THE REQUEST — Your task is to repeat the listing exactly.

STORED DATA —
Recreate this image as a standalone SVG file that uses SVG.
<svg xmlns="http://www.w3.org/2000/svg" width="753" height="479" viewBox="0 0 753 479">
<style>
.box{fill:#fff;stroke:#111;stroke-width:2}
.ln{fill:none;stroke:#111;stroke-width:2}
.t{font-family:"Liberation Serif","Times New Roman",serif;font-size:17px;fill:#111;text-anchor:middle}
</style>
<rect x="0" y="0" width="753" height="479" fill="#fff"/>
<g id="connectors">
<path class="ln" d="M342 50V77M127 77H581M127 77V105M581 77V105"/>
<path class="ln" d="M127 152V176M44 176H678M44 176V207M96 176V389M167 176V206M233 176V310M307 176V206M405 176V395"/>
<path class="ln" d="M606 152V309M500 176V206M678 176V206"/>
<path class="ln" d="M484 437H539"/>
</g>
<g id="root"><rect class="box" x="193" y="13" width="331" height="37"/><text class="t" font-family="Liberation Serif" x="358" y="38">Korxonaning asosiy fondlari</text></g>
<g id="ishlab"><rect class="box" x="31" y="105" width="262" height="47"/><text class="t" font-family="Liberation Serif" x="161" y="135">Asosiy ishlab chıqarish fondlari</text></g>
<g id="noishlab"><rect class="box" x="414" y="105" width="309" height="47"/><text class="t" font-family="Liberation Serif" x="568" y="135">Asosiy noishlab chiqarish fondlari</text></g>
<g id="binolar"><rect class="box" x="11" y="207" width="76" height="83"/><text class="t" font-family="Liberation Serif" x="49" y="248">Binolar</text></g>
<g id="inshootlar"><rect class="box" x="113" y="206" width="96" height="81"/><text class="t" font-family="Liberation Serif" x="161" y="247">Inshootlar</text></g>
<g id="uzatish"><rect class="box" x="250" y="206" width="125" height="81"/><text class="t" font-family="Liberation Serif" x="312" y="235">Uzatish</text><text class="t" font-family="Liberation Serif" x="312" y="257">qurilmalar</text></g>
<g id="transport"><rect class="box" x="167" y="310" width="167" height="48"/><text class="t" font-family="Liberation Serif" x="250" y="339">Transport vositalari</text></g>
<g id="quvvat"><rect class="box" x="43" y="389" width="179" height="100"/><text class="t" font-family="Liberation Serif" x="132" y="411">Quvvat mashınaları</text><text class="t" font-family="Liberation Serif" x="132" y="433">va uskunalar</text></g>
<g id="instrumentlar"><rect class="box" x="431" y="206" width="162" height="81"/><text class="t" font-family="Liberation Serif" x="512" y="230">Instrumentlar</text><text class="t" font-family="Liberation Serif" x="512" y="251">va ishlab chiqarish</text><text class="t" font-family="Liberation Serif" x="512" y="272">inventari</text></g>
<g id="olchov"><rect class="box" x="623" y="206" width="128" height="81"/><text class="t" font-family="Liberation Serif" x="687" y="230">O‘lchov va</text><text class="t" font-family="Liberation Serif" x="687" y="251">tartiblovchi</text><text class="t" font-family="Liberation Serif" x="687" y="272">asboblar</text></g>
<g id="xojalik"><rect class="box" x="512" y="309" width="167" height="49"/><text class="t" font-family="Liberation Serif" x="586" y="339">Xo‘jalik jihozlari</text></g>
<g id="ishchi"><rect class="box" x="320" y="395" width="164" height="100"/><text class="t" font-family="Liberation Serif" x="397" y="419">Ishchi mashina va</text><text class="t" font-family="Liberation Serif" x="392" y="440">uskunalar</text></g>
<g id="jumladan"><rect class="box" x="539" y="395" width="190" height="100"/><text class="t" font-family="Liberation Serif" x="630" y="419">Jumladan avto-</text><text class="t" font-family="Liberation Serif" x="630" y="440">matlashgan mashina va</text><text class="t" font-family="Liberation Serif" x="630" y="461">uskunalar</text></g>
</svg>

SOLUTION TO THE PROBLEM —
Recreate this image as a standalone SVG file that uses SVG.
<svg xmlns="http://www.w3.org/2000/svg" width="753" height="479" viewBox="0 0 753 479">
<style>
.box{fill:#fff;stroke:#111;stroke-width:2}
.ln{fill:none;stroke:#111;stroke-width:2}
.t{font-family:"Liberation Serif","Times New Roman",serif;font-size:17px;fill:#111;text-anchor:middle}
</style>
<rect x="0" y="0" width="753" height="479" fill="#fff"/>
<g id="connectors">
<path class="ln" d="M342 50V77M127 77H581M127 77V105M581 77V105"/>
<path class="ln" d="M127 152V176M44 176H678M44 176V207M96 176V389M167 176V206M233 176V310M307 176V206M405 176V395"/>
<path class="ln" d="M606 152V309M500 176V206M678 176V206"/>
<path class="ln" d="M484 437H539"/>
</g>
<g id="root"><rect class="box" x="193" y="13" width="331" height="37"/><text class="t" font-family="Liberation Serif" x="358" y="38">Korxonaning asosiy fondlari</text></g>
<g id="ishlab"><rect class="box" x="31" y="105" width="262" height="47"/><text class="t" font-family="Liberation Serif" x="161" y="135">Asosiy ishlab chıqarish fondlari</text></g>
<g id="noishlab"><rect class="box" x="414" y="105" width="309" height="47"/><text class="t" font-family="Liberation Serif" x="568" y="135">Asosiy noishlab chiqarish fondlari</text></g>
<g id="binolar"><rect class="box" x="11" y="207" width="76" height="83"/><text class="t" font-family="Liberation Serif" x="49" y="248">Binolar</text></g>
<g id="inshootlar"><rect class="box" x="113" y="206" width="96" height="81"/><text class="t" font-family="Liberation Serif" x="161" y="247">Inshootlar</text></g>
<g id="uzatish"><rect class="box" x="250" y="206" width="125" height="81"/><text class="t" font-family="Liberation Serif" x="312" y="235">Uzatish</text><text class="t" font-family="Liberation Serif" x="312" y="257">qurilmalar</text></g>
<g id="transport"><rect class="box" x="167" y="310" width="167" height="48"/><text class="t" font-family="Liberation Serif" x="250" y="339">Transport vositalari</text></g>
<g id="quvvat"><rect class="box" x="43" y="389" width="179" height="100"/><text class="t" font-family="Liberation Serif" x="132" y="411">Quvvat mashınaları</text><text class="t" font-family="Liberation Serif" x="132" y="433">va uskunalar</text></g>
<g id="instrumentlar"><rect class="box" x="431" y="206" width="162" height="81"/><text class="t" font-family="Liberation Serif" x="512" y="230">Instrumentlar</text><text class="t" font-family="Liberation Serif" x="512" y="251">va ishlab chiqarish</text><text class="t" font-family="Liberation Serif" x="512" y="272">inventari</text></g>
<g id="olchov"><rect class="box" x="623" y="206" width="128" height="81"/><text class="t" font-family="Liberation Serif" x="687" y="230">O‘lchov va</text><text class="t" font-family="Liberation Serif" x="687" y="251">tartiblovchi</text><text class="t" font-family="Liberation Serif" x="687" y="272">asboblar</text></g>
<g id="xojalik"><rect class="box" x="512" y="309" width="167" height="49"/><text class="t" font-family="Liberation Serif" x="586" y="339">Xo‘jalik jihozlari</text></g>
<g id="ishchi"><rect class="box" x="320" y="395" width="164" height="100"/><text class="t" font-family="Liberation Serif" x="397" y="419">Ishchi mashina va</text><text class="t" font-family="Liberation Serif" x="392" y="440">uskunalar</text></g>
<g id="jumladan"><rect class="box" x="539" y="395" width="190" height="100"/><text class="t" font-family="Liberation Serif" x="630" y="419">Jumladan avto-</text><text class="t" font-family="Liberation Serif" x="630" y="440">matlashgan mashina va</text><text class="t" font-family="Liberation Serif" x="630" y="461">uskunalar</text></g>
</svg>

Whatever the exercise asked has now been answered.